▸ Task directions
Scan the lines below; pull out those with "chart".
---
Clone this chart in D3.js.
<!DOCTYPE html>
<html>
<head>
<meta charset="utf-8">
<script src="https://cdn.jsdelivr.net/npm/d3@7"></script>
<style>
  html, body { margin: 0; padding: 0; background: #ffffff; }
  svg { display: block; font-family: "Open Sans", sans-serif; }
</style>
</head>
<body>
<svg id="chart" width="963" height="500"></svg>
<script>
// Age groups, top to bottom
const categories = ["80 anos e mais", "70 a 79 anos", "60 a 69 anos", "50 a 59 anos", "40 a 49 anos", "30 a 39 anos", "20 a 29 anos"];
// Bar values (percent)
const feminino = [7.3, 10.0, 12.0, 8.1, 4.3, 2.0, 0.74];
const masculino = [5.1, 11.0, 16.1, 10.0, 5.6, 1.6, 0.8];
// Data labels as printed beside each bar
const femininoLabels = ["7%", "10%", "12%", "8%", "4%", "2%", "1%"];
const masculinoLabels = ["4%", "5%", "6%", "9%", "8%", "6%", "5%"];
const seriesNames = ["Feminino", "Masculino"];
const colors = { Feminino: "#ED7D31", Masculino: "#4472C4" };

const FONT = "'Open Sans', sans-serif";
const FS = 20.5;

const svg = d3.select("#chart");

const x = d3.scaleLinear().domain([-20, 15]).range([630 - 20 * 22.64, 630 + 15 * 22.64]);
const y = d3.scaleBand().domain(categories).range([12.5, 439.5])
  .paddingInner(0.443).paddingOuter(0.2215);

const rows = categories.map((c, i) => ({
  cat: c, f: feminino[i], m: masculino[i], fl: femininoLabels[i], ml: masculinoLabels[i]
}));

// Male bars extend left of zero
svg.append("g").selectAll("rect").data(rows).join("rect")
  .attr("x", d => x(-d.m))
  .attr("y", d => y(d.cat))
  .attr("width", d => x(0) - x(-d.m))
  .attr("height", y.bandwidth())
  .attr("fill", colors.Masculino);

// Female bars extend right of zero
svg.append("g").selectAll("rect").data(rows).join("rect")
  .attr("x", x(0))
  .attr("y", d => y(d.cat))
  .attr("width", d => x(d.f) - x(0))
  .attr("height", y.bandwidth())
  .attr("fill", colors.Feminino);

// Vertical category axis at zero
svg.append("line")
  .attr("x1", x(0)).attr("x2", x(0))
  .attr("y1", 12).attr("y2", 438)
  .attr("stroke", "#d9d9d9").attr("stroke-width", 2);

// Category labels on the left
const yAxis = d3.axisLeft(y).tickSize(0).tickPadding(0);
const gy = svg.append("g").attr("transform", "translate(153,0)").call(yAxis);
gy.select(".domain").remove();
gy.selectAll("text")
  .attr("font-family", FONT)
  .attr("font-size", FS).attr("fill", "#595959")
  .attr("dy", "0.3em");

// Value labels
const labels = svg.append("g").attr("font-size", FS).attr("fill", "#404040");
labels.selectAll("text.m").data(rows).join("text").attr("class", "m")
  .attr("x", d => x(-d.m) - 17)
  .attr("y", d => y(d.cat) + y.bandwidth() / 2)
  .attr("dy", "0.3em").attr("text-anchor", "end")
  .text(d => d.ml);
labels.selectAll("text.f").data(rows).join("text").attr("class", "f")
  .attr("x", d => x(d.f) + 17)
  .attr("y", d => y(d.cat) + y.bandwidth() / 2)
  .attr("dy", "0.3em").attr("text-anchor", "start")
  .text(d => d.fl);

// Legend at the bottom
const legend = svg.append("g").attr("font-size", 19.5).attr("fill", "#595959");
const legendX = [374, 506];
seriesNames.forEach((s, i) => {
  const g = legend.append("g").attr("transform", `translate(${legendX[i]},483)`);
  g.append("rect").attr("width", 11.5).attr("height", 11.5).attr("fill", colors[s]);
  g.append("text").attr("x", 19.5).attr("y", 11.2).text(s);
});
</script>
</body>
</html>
---
▸ Result of this task
Clone this chart in D3.js.
<svg id="chart" width="963" height="500"></svg>
const svg = d3.select("#chart");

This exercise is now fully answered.